La vida vale mucho más que la pasión por una camiseta

libardo Vargas Celemin

La violencia en el fútbol iniciada en la década del setenta por los “Hooligans”, horda de jóvenes ingleses que expandieron su salvajismo por toda Europa, llegó a Latinoamérica con el nombre de “barras bravas”. Las primeras fueron creadas en Argentina para apoyar los equipos con cánticos, banderas, pero pronto derivaron hacia el insulto y la violencia física al contrario.

Esta manifestación de barbarie impulsada, sobre todo por jóvenes, ha sido imitada irracionalmente en Colombia, dadas las condiciones de marginalidad y exclusión, donde el desempleo, la violencia política y el consumo de alucinógenos, constituyen los ingredientes del coctel que aviva una confrontación donde se da rienda suelta a su odio y a su deseo de venganza.

No hay cifras exactas de los jóvenes asesinados por motivos futbolísticos. Lucir una camiseta de su equipo favorito es un riesgo enorme de ser agredido con armas blancas, contundentes o de fuego. Las noticias de estos hechos, especialmente en la época de las finales de los campeonatos, ya no nos sorprenden, porque hace parte de la cotidianidad.

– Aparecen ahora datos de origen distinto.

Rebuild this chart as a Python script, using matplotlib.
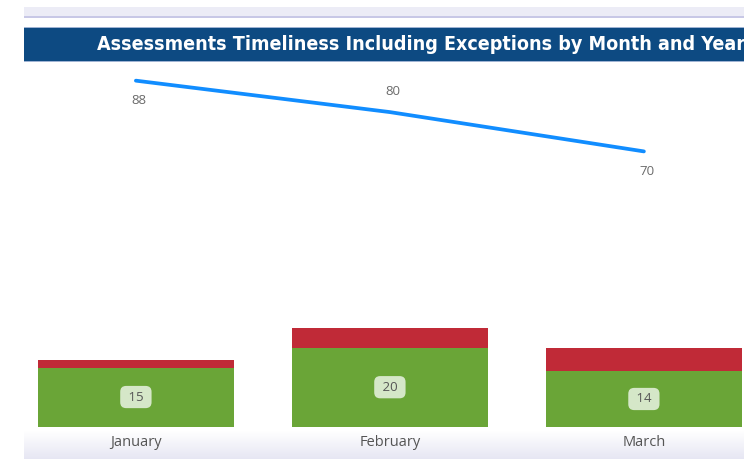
import numpy as np
import matplotlib
matplotlib.use('Agg')
import matplotlib.pyplot as plt
from matplotlib.colors import LinearSegmentedColormap
from matplotlib.patches import Rectangle

months = ['January', 'February', 'March']
on_time = [15, 20, 14]          # green part
late = [2, 5, 6]                # red part on top
timeliness = [88, 80, 70]       # blue line
line_label_dy = [-14.5, 14.5, -14.5]

title = 'Assessments Timeliness Including Exceptions by Month and Year'

W, H = 744, 459
fig = plt.figure(figsize=(W / 100, H / 100), dpi=100)
fig.patch.set_facecolor('white')

def px(x0, y0, x1, y1):
    # pixel box (from top-left) -> figure fraction rect
    return [x0 / W, 1 - y1 / H, (x1 - x0) / W, (y1 - y0) / H]

# top band + thin line
fig.patches.append(Rectangle((24 / W, 1 - 16 / H), 720 / W, 9 / H, transform=fig.transFigure,
                             fc='#ececf6', ec='none', zorder=0))
fig.patches.append(Rectangle((24 / W, 1 - 17.5 / H), 720 / W, 1.5 / H, transform=fig.transFigure,
                             fc='#c8c8e6', ec='none', zorder=0))
# title bar
fig.patches.append(Rectangle((24 / W, 1 - 62 / H), 720 / W, 35 / H, transform=fig.transFigure,
                             fc='#9fb3d3', ec='none', zorder=0))
fig.patches.append(Rectangle((24 / W, 1 - 60.5 / H), 720 / W, 32 / H, transform=fig.transFigure,
                             fc='#0d4a82', ec='none', zorder=0))
t = fig.text(97 / W, 1 - 44 / H, title, color='white', fontsize=14.5, fontweight='bold',
             family='DejaVu Sans', fontstretch='condensed', va='center', ha='left')
# squeeze the title so it ends at the right border like in the report
r = fig.canvas.get_renderer()
tw = t.get_window_extent(r).width
t.set_fontsize(14.5 * 644 / tw)

# bottom gradient band
bax = fig.add_axes(px(24, 431, 744, 459))
grad = np.linspace(0, 1, 100).reshape(-1, 1)
cmap = LinearSegmentedColormap.from_list('band', ['#ffffff', '#e6e6f3'])
bax.imshow(grad, aspect='auto', cmap=cmap, extent=[0, 1, 0, 1], origin='upper')
bax.axis('off')

# main plot
ax = fig.add_axes(px(0, 62, 744, 426.5))
ax.patch.set_alpha(0)
x = np.arange(len(months))
ax.bar(x, on_time, width=0.77, color='#6aa537', zorder=2)
ax.bar(x, late, bottom=on_time, width=0.77, color='#c02a37', zorder=2)

for xi, v in zip(x, on_time):
    ax.text(xi, v / 2, ' %d ' % v, ha='center', va='center', fontsize=9.5, color='#555555',
            family='Open Sans',
            bbox=dict(boxstyle='round,pad=0.35,rounding_size=0.45', fc='#d5e7c8', ec='none'), zorder=4)

ax.plot(x, timeliness, color='#118dff', lw=2.7, solid_capstyle='round', zorder=3)
for xi, v, dy in zip(x, timeliness, line_label_dy):
    ax.annotate(str(v), (xi, v), xytext=(2, dy), textcoords='offset points',
                ha='center', va='center', fontsize=9.5, color='#6b6b6b', family='Open Sans')

ax.set_xlim(-0.535, -0.535 + W / 254)
ax.set_ylim(0, 364.5 / 3.93)
ax.set_xticks(x)
ax.set_xticklabels(months, fontsize=10.5, color='#555555', family='Open Sans')
ax.tick_params(axis='x', length=0, pad=6)
ax.set_yticks([])
for s in ax.spines.values():
    s.set_visible(False)

fig.savefig('out.png', dpi=100)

El fútbol ha pasado de ser un espectáculo de entretenimiento y diversión para convertirse en un factor de peligro que ha cercenado la vida de muchos seres humanos y que, en varias ocasiones, se ha utilizado como práctica atroz en la que se camuflan campañas de limpieza social.

Jonathan Camilo Morales Castaño, tenía 16 años de edad. Desde muy niño se aferró a la pasión por el Deportes Tolima, tal vez como la única forma de hacer más llevadera esa existencia llena de tantas frustraciones. Su familia hizo algunos intentos de enrumbarlo por el estudio, pero él prefirió “coger camino” vistiendo la camiseta del equipo de su alma. Con el escudo vinotinto y oro tatuado en su pecho viajaba con lo que recogía en las calles, hacia “autoestop”, se alimentaba de gaseosa y pan, se hospedaba en recintos abiertos con estrellas como cielorraso y llegaba puntual a sentarse en las graderías del equipo rival para agitar una pequeña bandera.

Eufórico el pasado dieciséis de junio salió del Atanasio Girardot de Medellín a descansar un poco e iniciar su camino, esta vez a Barranquilla donde estaba seguro que volvería a ganar su equipo. Los ángeles de la muerte vestidos de verde, lo vieron pasar y encontraron la oportunidad propicia para vengar su desconsuelo por la pérdida sufrida horas antes. Más de setenta veces hundieron sus puñales sobre el cuerpo indefenso de Jonhatan, quien no alcanzó a ver una nueva estrella sobre el escudo de la camiseta de su Tolima, ni logró en su agonía comprender que el fútbol es solo un juego, y que no valía tanto como su propia vida.